11 SETTEMBRE / PARLA UN TERRORISTA CHIUSO A GUANTANAMO?

Sta meditando, ci sta pensando su con gran ponderatezza. Si tratta del terrorista pakistano Khalid Sheikh Mohammed, considerato una delle “menti” che hanno organizzato l’attacco dell’11 settembre alle Twin Towers.

Secondo le news, i suoi legali hanno inoltrato una nota alla Corte distrettuale di Manhattan in cui viene manifestata la volontà di confessare e dichiararsi colpevole, pur di non essere condannato alla pena di morte.

Una “maturazione” parecchio lunga, visto che questa stessa decisione era stata già presa 11 anni fa, quando nel 2008 i legali presentarono al giudice un’analoga istanza.

Sorge spontanea la domanda: come mai è trascorso inutilmente tanto tempo? Un ripensamento o cosa?

Khalid Sheikh Mohammed venne arrestato nel 2003 a Rawalpindi, poi trasferito nel supercarcere di Guantanamo. Dove è stato sottoposto, per la bellezza di 183 volte, ad una delle peggiori forme di tortura: il cosiddetto “waterbording”, che solitamente si vede nei film di guerra e spionaggio, un panno in faccia e litri d’acqua fino quasi al soffocamento.

Ferdinando Imposimato

Ma cosa dovrebbe rivelare il terrorista? Accusare l’Arabia Saudita di essere il “mandate” e organizzatore dell’attentato alle Torri gemelle. Tutto ciò rientra anche in un processo intentato dai parenti delle vittime che ancora cercano disperatamente una verità ufficiale.

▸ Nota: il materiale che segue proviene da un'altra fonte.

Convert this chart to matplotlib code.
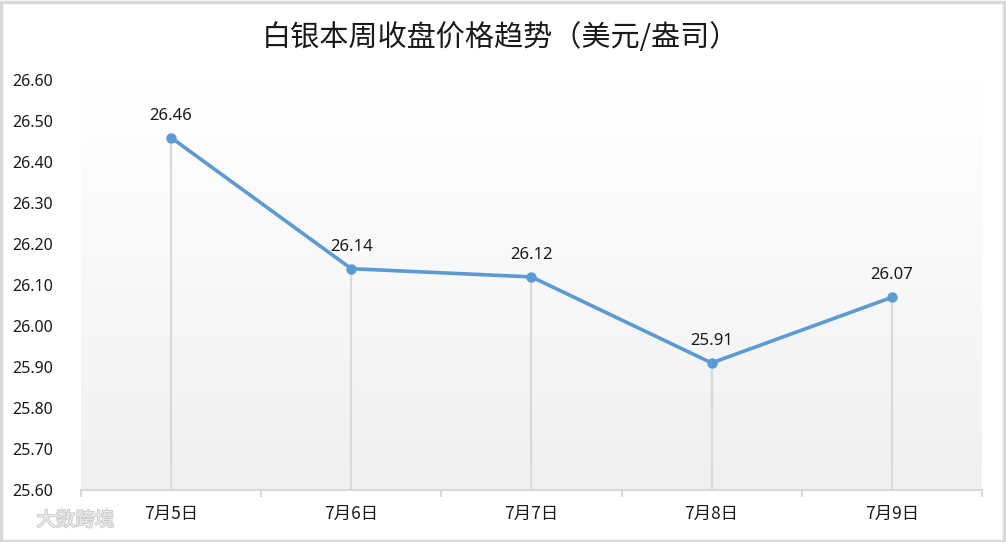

Per la verità Barack Obama decise già anni fa la desecretazione di alcuni importanti documenti dell’intelligence, da cui saltarono fuori in modo palese quelle responsabilità, sempre negate dall’Arabia Saudita, che all’epoca dei fatti era – come è ancora oggi – uno stretto alleato degli americani.

Ma gli Usa temono la confessione del terrorista. Perché nel corso del processo potrebbe emergere non solo il ruolo dell’Arabia Saudita, ma anche quello degli Stati Uniti e dell’amministrazione Bush.

Proprio come ha dimostrato, carte e documenti alla mano, Giulietto Chiesa in un esplosivo libro e Ferdinando Imposimato in uno studio che gli venne commissionato, dieci anni fa, dal Tribunale dell’Aja per i crimini di guerra.

E allora emergeva con grande chiarezza la figura di un altro terrorista, Mohammed Atta, principale organizzatore dell’attentato ma – attenzione – uomo eterodiretto dalla Cia. L’intelligence a stelle e strisce, infatti, ne ha seguito passo passo tutti gli spostamenti tra l’Europa e gli States, e all’interno degli stessi Usa, per oltre un anno. Era libero di volare da un aeroporto all’altro, Atta, e perfino di frequentare una scuola di addestramento al volo. Movimenti ben noti alla Cia e all’Fbi, che avevano avuto modo più volte di allertare i vertici della Casa Bianca.

Ma come mai procure e tribunali americani non hanno mai voluto approfondire quella pista? Come del resto i rapporti tra la famiglia Bush e quella dei bin Laden?